Scaling and Monitoring HVR Hub and Agent Resources on AWS
This section provides information on scaling resources available to HVR Hub and/or integrate agent on AWS and monitoring HVR Hub disk space and integrate agent resources utilization on AWS.
Scaling Resources Available to HVR Hub and/or Integrate Agent on AWS
The HVR hub requires storage for $HVR_CONFIG, a repository database and an HVR installation. With proper configuration of the repository database in terms of frequent purging of the hvr_stats tables and maintaining the hvr_users tables, not much variability can be expected in the HVR hub storage needs. In the case of an EC2 instance on which an HVR Agent (integrate) is running, storage utilization can be impacted by the size of the burst tables and the number of operations per burst cycle.
Like most stateless services that run on Amazon EC2 instances, scaling can be achieved using Amazon Elastic Load Balancer. This allows the HVR hub to automatically connect to a different stateless agent should the agent or server on which it runs become unavailable. In case the HVR hub or HVR agent installed on an Amazon EC2 instance shows high disk usage either through a third-party monitoring solution or using Amazon CloudWatch (see below), uninterrupted replication can be achieved through elastic scaling of EBS volumes as described here. After increasing the volume, you need to extend the volume's file system to make use of the new storage capacity. For more information, see Extending a Linux File System After Resizing a Volume or Extending a Windows File System After Resizing a Volume.
If your EBS volumes were attached to the EC2 instance, on which the HVR hub is installed, before November 3, 2016, 23:40 UTC, please note that there is no real way to achieve uninterrupted on-demand scaling. See AWS documentation corresponding to this scenario.
In HVR, the data replication location is identified by a DNS entry/IP address. When this location points to an ELB, then multiple EC2 edge nodes, or edge nodes of variable sizes, can be allocated without any change to the definitions in HVR. This provides the ability to dynamically adjust resources available on the edge nodes.
Note that the scaling is not currently automated out-of-the-box.

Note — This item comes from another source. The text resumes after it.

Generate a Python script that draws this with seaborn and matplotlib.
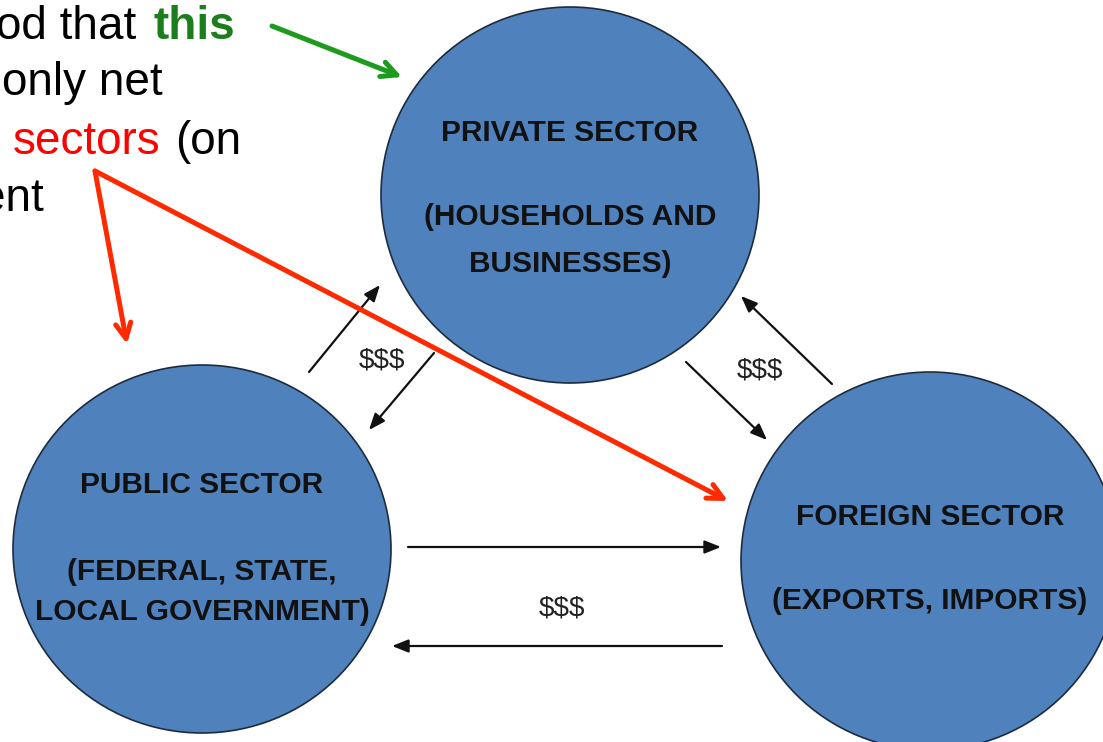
import matplotlib
matplotlib.use("Agg")
import matplotlib.pyplot as plt
from matplotlib.patches import Ellipse, FancyArrowPatch
import seaborn as sns

sns.set_style("white")
plt.rcParams['font.family'] = ['Liberation Sans', 'DejaVu Sans']

# sector circles (pixel coords, y down)
sectors = ['PRIVATE', 'PUBLIC', 'FOREIGN']
centers = [(570, 195), (202, 549), (930, 561)]
widths = [378, 378, 378]
heights = [376, 368, 378]
labels = [
    [('PRIVATE SECTOR', 133), ('(HOUSEHOLDS AND', 217), ('BUSINESSES)', 264)],
    [('PUBLIC SECTOR', 485), ('(FEDERAL, STATE,', 572), ('LOCAL GOVERNMENT)', 612)],
    [('FOREIGN SECTOR', 517), ('(EXPORTS, IMPORTS)', 601)],
]

# money flow arrows: (start, end)
flows = [
    ((309, 372), (380, 285)),
    ((434, 353), (369, 430)),
    ((686, 362), (767, 440)),
    ((832, 384), (741, 296)),
    ((408, 547), (721, 547)),
    ((722, 646), (392, 646)),
]
money = [(382, 360), (760, 370), (562, 609)]

# annotation text fragments (text, x, baseline, colour, bold)
notes = [
    ('od that', -4, 39, 'black', False),
    ('this', 153, 39, '#1b7d1b', True),
    ('only net', 2, 95, 'black', False),
    ('sectors', 13, 154, '#ff0000', False),
    ('(on', 175, 154, 'black', False),
    ('ent', -20, 211, 'black', False),
]
pointers = [
    ((272, 26), (402, 77), '#1e9a1e'),
    ((95, 171), (127, 344), '#ff2a00'),
    ((95, 171), (728, 501), '#ff2a00'),
]

fig = plt.figure(figsize=(11.03, 7.42), dpi=100)
ax = fig.add_axes([0, 0, 1, 1])
ax.set_xlim(0, 1103)
ax.set_ylim(742, 0)
ax.axis('off')

for (cx, cy), w, h, lab in zip(centers, widths, heights, labels):
    ax.add_patch(Ellipse((cx, cy), w, h, facecolor='#4f81bd',
                         edgecolor='#1d2b3c', lw=1.2, zorder=1))
    for txt, y in lab:
        ax.text(cx, y, txt, ha='center', va='center', fontsize=21.5,
                fontweight='bold', color='#111111', zorder=3)

for s, e in flows:
    ax.add_patch(FancyArrowPatch(s, e, arrowstyle='-|>,head_length=0.7,head_width=0.28',
                                 mutation_scale=14, color='#111111', lw=1.6,
                                 shrinkA=0, shrinkB=0, zorder=2))
for x, y in money:
    ax.text(x, y, '$$$', ha='center', va='center', fontsize=20,
            color='#222222', zorder=3)

for txt, x, y, col, bold in notes:
    ax.text(x, y, txt, ha='left', va='baseline', fontsize=33, color=col,
            fontweight='bold' if bold else 'normal', zorder=3)

for s, e, col in pointers:
    ax.annotate('', xy=e, xytext=s,
                arrowprops=dict(arrowstyle='->,head_length=1.1,head_width=0.55',
                                color=col, lw=3.6, shrinkA=0, shrinkB=0,
                                capstyle='round', joinstyle='round'),
                zorder=4)

fig.savefig('out.png', dpi=100)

Because the HVR integrate agents are stateless and one agent can handle multiple connections to one or more target locations, load balancers can be used to help scale parallel processing for bulk loads and continuous data streaming. For example, if you are planning to onboard new source systems feeding a data lake in AWS, you can register new target instances to your Amazon Elastic Load Balancer. In addition, Amazon Auto Scaling Groups could be added to use new EC2 instances running an HVR agent based on CloudWatch Agent alarms detecting CPU or memory at 90% capacity.
Monitoring HVR Hub Disk Space Utilization on AWS
When the HVR hub is deployed in AWS on an EC2 instance, Amazon Elastic Block Store (Amazon EBS) sends data points to CloudWatch for several metrics. Amazon EBS General Purpose SSD (gp2), Throughput Optimized HDD (st1) , Cold HDD (sc1), and Magnetic (standard) volumes automatically send five-minute metrics to CloudWatch. Provisioned IOPS SSD (io1) volumes automatically send one-minute metrics to CloudWatch. Therefore, using monitoring services like CloudWatch (Viewing Information about an Amazon EBS Volume) and integrating with the Amazon SNS messaging allows the users to work under optimal storage conditions.
Monitoring Integrate Agent Resources on AWS
Integration with services like Amazon CloudWatch for the EC2 instance on which the HVR agent is deployed can provide guidance to DBAs. Services like Amazon CloudWatch can monitor both on-premise and cloud-based servers in integrated monitoring modules. Refer to the list of available metrics to monitor on servers.
Since the resource usage is highly variable for the integrate agent, monitoring and analyzing patterns in CPU/memory utilization should help determine if a larger EC2 instance is required or if ELB are better choices to keep up the real-time replication needs of the AWS customers.